As I write this, it appears that a tropical cyclone may be organizing to the northeast of Madagascar. Note the characteristic clockwise rotation apparent in the clouds above. This disturbance, currently being tracked under the name "91S," may or may not develop into anything serious -- it is still a tad early for southern hemisphere cyclones to start erupting. Still, 91S is a sign that soon the eyes of storm trackers will be shifting away from the Atlantic and on to many other parts of the world -- including regions south of the equator.
Granted, we're expected to get some more hurricane or tropical storm activity in the Atlantic this year -- but we may not see anything very intense. So the question for hurricane-climate pundits becomes: With less than three months to go in the year, how may more Category 4 and 5 storms will we see in 2007? (Recall that we have already seen 14, and that last year, an above average year, we saw 19.)

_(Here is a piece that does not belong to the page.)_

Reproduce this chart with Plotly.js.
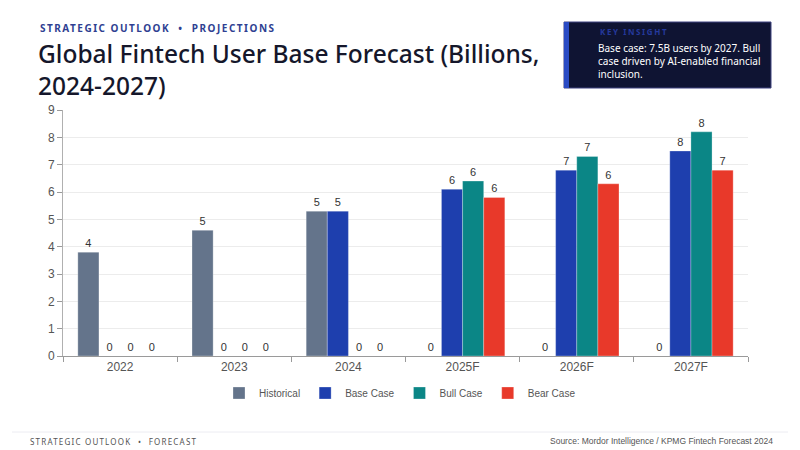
<!DOCTYPE html>
<html>
<head>
<meta charset="utf-8">
<script src="https://cdn.plot.ly/plotly-3.0.1.min.js"></script>
<style>
  html, body { margin: 0; padding: 0; background: #ffffff; }
  #chart { width: 800px; height: 450px; }
</style>
</head>
<body>
<div id="chart"></div>
<script>
// ---- data ----
const categories = ['2022', '2023', '2024', '2025F', '2026F', '2027F'];
const historical = [3.8, 4.6, 5.3, 0, 0, 0];
const baseCase   = [0, 0, 5.3, 6.1, 6.8, 7.5];
const bullCase   = [0, 0, 0, 6.4, 7.3, 8.2];
const bearCase   = [0, 0, 0, 5.8, 6.3, 6.8];
const seriesNames = ['Historical', 'Base Case', 'Bull Case', 'Bear Case'];
const yTicks = [0, 1, 2, 3, 4, 5, 6, 7, 8, 9];

const supTitle = 'STRATEGIC OUTLOOK  •  PROJECTIONS';
const mainTitle = 'Global Fintech User Base Forecast (Billions,<br>2024-2027)';
const insightLabel = 'KEY INSIGHT';
const insightText = 'Base case: 7.5B users by 2027. Bull<br>case driven by AI-enabled financial<br>inclusion.';
const footerLeft = 'STRATEGIC OUTLOOK  •  FORECAST';
const footerRight = 'Source: Mordor Intelligence / KPMG Fintech Forecast 2024';

// ---- layout helpers (pixel -> paper) ----
const W = 800, H = 450;
const M = { l: 63, r: 52, t: 110, b: 94 };
const PW = W - M.l - M.r, PH = H - M.t - M.b;
const px = x => (x - M.l) / PW;
const py = y => (H - M.b - y) / PH;

const colors = ['#64748b', '#1e3fae', '#0b8686', '#e8392a'];
const seriesData = [historical, baseCase, bullCase, bearCase];

const traces = seriesData.map((vals, i) => ({
  type: 'bar',
  name: seriesNames[i],
  x: categories,
  y: vals,
  marker: { color: colors[i], line: { color: 'rgba(255,255,255,0.35)', width: 0.8 } },
  texttemplate: '%{y:.0f}',
  textposition: 'outside',
  cliponaxis: false,
  textfont: { family: 'Liberation Sans, Arial, sans-serif', size: 11, color: '#333333' },
  hoverinfo: 'x+y+name'
}));

const layout = {
  width: W, height: H,
  margin: { l: M.l, r: M.r, t: M.t, b: M.b },
  paper_bgcolor: '#ffffff',
  plot_bgcolor: '#ffffff',
  barmode: 'group',
  bargap: 0.26,
  bargroupgap: 0,
  font: { family: 'Liberation Sans, Arial, sans-serif', color: '#555555' },
  title: {
    text: mainTitle,
    x: 38 / W, xref: 'container', xanchor: 'left',
    y: 1 - 63 / H, yref: 'container', yanchor: 'top',
    font: { family: 'Noto Sans, DejaVu Sans, sans-serif', size: 24.5, color: '#15172b', weight: 500 }
  },
  xaxis: {
    type: 'category',
    tickson: 'boundaries',
    ticks: 'outside', ticklen: 5, tickcolor: '#9a9a9a',
    showline: true, linecolor: '#9a9a9a', linewidth: 1,
    showgrid: false,
    tickfont: { size: 12, color: '#555555' }
  },
  yaxis: {
    range: [0, 9],
    tickvals: yTicks,
    ticks: 'outside', ticklen: 5, tickcolor: '#9a9a9a',
    showline: true, linecolor: '#b0b0b0', linewidth: 1,
    gridcolor: '#ececec', gridwidth: 1,
    zeroline: false,
    tickfont: { size: 12, color: '#555555' }
  },
  legend: {
    orientation: 'h',
    x: 0.5, xanchor: 'center', xref: 'container',
    y: 1 - 393 / H, yanchor: 'middle', yref: 'container',
    font: { family: 'Liberation Sans, Arial, sans-serif', size: 10, color: '#555555' },
    itemwidth: 30,
    traceorder: 'normal'
  },
  shapes: [
    // insight box
    { type: 'rect', xref: 'paper', yref: 'paper', x0: px(564), x1: px(771), y0: py(88), y1: py(22),
      fillcolor: '#0f1433', line: { color: '#3e4380', width: 1 }, layer: 'above' },
    { type: 'rect', xref: 'paper', yref: 'paper', x0: px(564), x1: px(569), y0: py(88), y1: py(22),
      fillcolor: '#2a4bc4', line: { width: 0 }, layer: 'above' },
    // footer rule
    { type: 'line', xref: 'paper', yref: 'paper', x0: px(12), x1: px(788), y0: py(432), y1: py(432),
      line: { color: '#ececf2', width: 1 } }
  ],
  annotations: [
    { text: supTitle, xref: 'paper', yref: 'paper', x: px(38), y: py(28), xanchor: 'left', yanchor: 'middle',
      showarrow: false, font: { family: 'Noto Sans, DejaVu Sans, sans-serif', size: 10, color: '#2f3f92', weight: 700 } },
    { text: insightLabel, xref: 'paper', yref: 'paper', x: px(598), y: py(32), xanchor: 'left', yanchor: 'middle',
      showarrow: false, font: { family: 'Noto Sans, DejaVu Sans, sans-serif', size: 8, color: '#25399c', weight: 700 } },
    { text: insightText, xref: 'paper', yref: 'paper', x: px(596), y: py(39.5), xanchor: 'left', yanchor: 'top',
      align: 'left', showarrow: false,
      font: { family: 'Noto Sans, DejaVu Sans, sans-serif', size: 10, color: '#ffffff' } },
    { text: footerLeft, xref: 'paper', yref: 'paper', x: px(28), y: py(441), xanchor: 'left', yanchor: 'middle',
      showarrow: false, font: { family: 'Noto Sans, DejaVu Sans, sans-serif', size: 8, color: '#555555' } },
    { text: footerRight, xref: 'paper', yref: 'paper', x: px(775), y: py(441), xanchor: 'right', yanchor: 'middle',
      showarrow: false, font: { family: 'Liberation Sans, Arial, sans-serif', size: 8.5, color: '#555555' } }
  ]
};

// letter-spacing for the small caps labels, keeping their left edge in place
function spaceText(idx, ls) {
  const t = document.querySelector('g.annotation[data-index="' + idx + '"] text');
  if (!t) return;
  const b0 = t.getBBox();
  t.style.letterSpacing = ls + 'px';
  const b1 = t.getBBox();
  const prev = t.getAttribute('transform') || '';
  t.setAttribute('transform', prev + ' translate(' + (b0.x - b1.x) + ',0)');
}

Plotly.newPlot('chart', traces, layout, { displayModeBar: false, staticPlot: true }).then(() => {
  spaceText(0, 1.5);
  spaceText(1, 1.6);
  spaceText(3, 1.2);
});
</script>
</body>
</html>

Although I could be proven wrong, I'm certainly no longer assuming that another Category 4 or 5 will emerge in the Atlantic in 2007, or in the Northeast Pacific for that matter, which has been very quiet lately.

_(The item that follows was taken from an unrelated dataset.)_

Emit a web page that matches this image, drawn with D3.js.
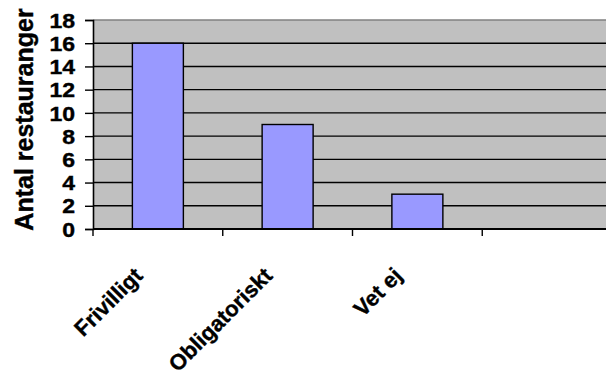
<!DOCTYPE html>
<html>
<head>
<meta charset="utf-8">
<script src="https://cdn.jsdelivr.net/npm/d3@7"></script>
<style>
  body { margin: 0; background: #fff; overflow: hidden; }
  text { font-family: "Liberation Sans", Arial, sans-serif; font-weight: bold; fill: #000; stroke: #000; stroke-width: 0.4px; }
</style>
</head>
<body>
<div id="chart"></div>
<script>
// data
const categories = ["Frivilligt", "Obligatoriskt", "Vet ej", ""];
const counts = [16, 9, 3, null];
const yTicks = [0, 2, 4, 6, 8, 10, 12, 14, 16, 18];

const width = 606, height = 376;
const margin = { top: 20, right: -6, bottom: 147, left: 93 };

const svg = d3.select("#chart")
  .append("svg")
  .attr("width", width)
  .attr("height", height)
  .style("display", "block");

const x = d3.scaleBand()
  .domain(categories)
  .range([margin.left, width - margin.right])
  .padding(0);

const y = d3.scaleLinear()
  .domain([0, 18])
  .range([height - margin.bottom, margin.top]);

// plot area
svg.append("rect")
  .attr("x", margin.left)
  .attr("y", margin.top)
  .attr("width", width - margin.right - margin.left)
  .attr("height", y(0) - margin.top)
  .attr("fill", "#c0c0c0");

// gridlines
svg.append("g")
  .selectAll("line")
  .data(yTicks.filter(d => d > 0 && d < 18))
  .join("line")
  .attr("x1", margin.left)
  .attr("x2", width - margin.right)
  .attr("y1", d => y(d))
  .attr("y2", d => y(d))
  .attr("stroke", "#000")
  .attr("stroke-width", 1.4);

svg.append("line")
  .attr("x1", margin.left)
  .attr("x2", width - margin.right)
  .attr("y1", y(18))
  .attr("y2", y(18))
  .attr("stroke", "#808080")
  .attr("stroke-width", 1.4);

// bars
const barW = x.bandwidth() * 0.393;
svg.append("g")
  .selectAll("rect")
  .data(categories.map((c, i) => ({ c, v: counts[i] })).filter(d => d.v != null))
  .join("rect")
  .attr("x", d => x(d.c) + (x.bandwidth() - barW) / 2)
  .attr("y", d => y(d.v))
  .attr("width", barW)
  .attr("height", d => y(0) - y(d.v))
  .attr("fill", "#9999ff")
  .attr("stroke", "#000")
  .attr("stroke-width", 1.4);

// y axis
const yAxis = svg.append("g")
  .attr("transform", `translate(${margin.left},0)`)
  .call(d3.axisLeft(y).tickValues(yTicks).tickSize(8).tickPadding(10));
yAxis.select(".domain").attr("stroke", "#000").attr("stroke-width", 1.6);
yAxis.selectAll(".tick line").attr("stroke", "#000").attr("stroke-width", 1.4);
// digits in the picture are a bit wider than plain Arial, so stretch them sideways
yAxis.selectAll(".tick text")
  .attr("font-size", 20)
  .attr("font-family", "'Liberation Sans', Arial, sans-serif")
  .attr("font-weight", "bold")
  .attr("x", -18 / 1.15)
  .attr("transform", "scale(1.15,1)")
  .attr("dy", "0.36em");

// x axis
svg.append("line")
  .attr("x1", margin.left)
  .attr("x2", width - margin.right)
  .attr("y1", y(0))
  .attr("y2", y(0))
  .attr("stroke", "#000")
  .attr("stroke-width", 2);

const bounds = categories.map(c => x(c)).concat([x(categories[categories.length - 1]) + x.bandwidth()]);
svg.append("g")
  .selectAll("line")
  .data(bounds)
  .join("line")
  .attr("x1", d => d)
  .attr("x2", d => d)
  .attr("y1", y(0))
  .attr("y2", y(0) + 7)
  .attr("stroke", "#000")
  .attr("stroke-width", 1.4);

svg.append("g")
  .selectAll("text")
  .data(categories.filter(c => c !== ""))
  .join("text")
  .attr("transform", d => `translate(${x(d) + x.bandwidth() / 2 - 14},${y(0) + 48}) rotate(-45)`)
  .attr("text-anchor", "end")
  .attr("font-size", 22)
  .text(d => d);

// y label
svg.append("text")
  .attr("transform", `translate(33,${(margin.top + y(0)) / 2 - 5}) rotate(-90)`)
  .attr("text-anchor", "middle")
  .attr("font-size", 25)
  .text("Antal restauranger");
</script>
</body>
</html>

I figure we can expect at least two more very intense typhoons in the Northwest Pacific. Storms can form all year round in this part of the world, and can be extremely powerful well into December. Last year between late October and early December, the Philippines got slammed by no less than three Category 4 or higher typhoons -- Cimaron, Chebi, and Durian. The last of them killed some 1,500 people.
Once the Southern hemisphere cyclone season really gets started, meanwhile, we could also easily see one or more strong storms there. Last year in the Southwest Indian Ocean, Category 4 Cyclone Bondo formed and churned in late December. In 2002, meanwhile, the storm that is arguably the most intense ever recorded in the Southern Hemisphere -- Category 5 Cyclone Zoe--also formed and reached its peak just before the end of the calendar year.
Finally, you never know what's going to happen with the North Indian Ocean, but strong storms can sometimes form there in late fall. The strongest Bay of Bengal storm on record, the deadly Orissa Cyclone of 1999, formed in late October and went on to kill over 10,000 people in India.
So in light of all this, here's your Storm Pundit's marginally educated guess. I hazardously predict a total of four more Category 4 or higher hurricanes in 2007 -- bringing the year total to 18. Note that at least by my count, that would be a lower total than either 2004 (23), 2005 (22), or 2006 (19). So if anything close to the scenario that I've outlined gets realized ... well, you know the depressingly anticlimactic refrain by now ... we will be as far as ever from being able to identify a clear winner in the hurricane-global warming argument.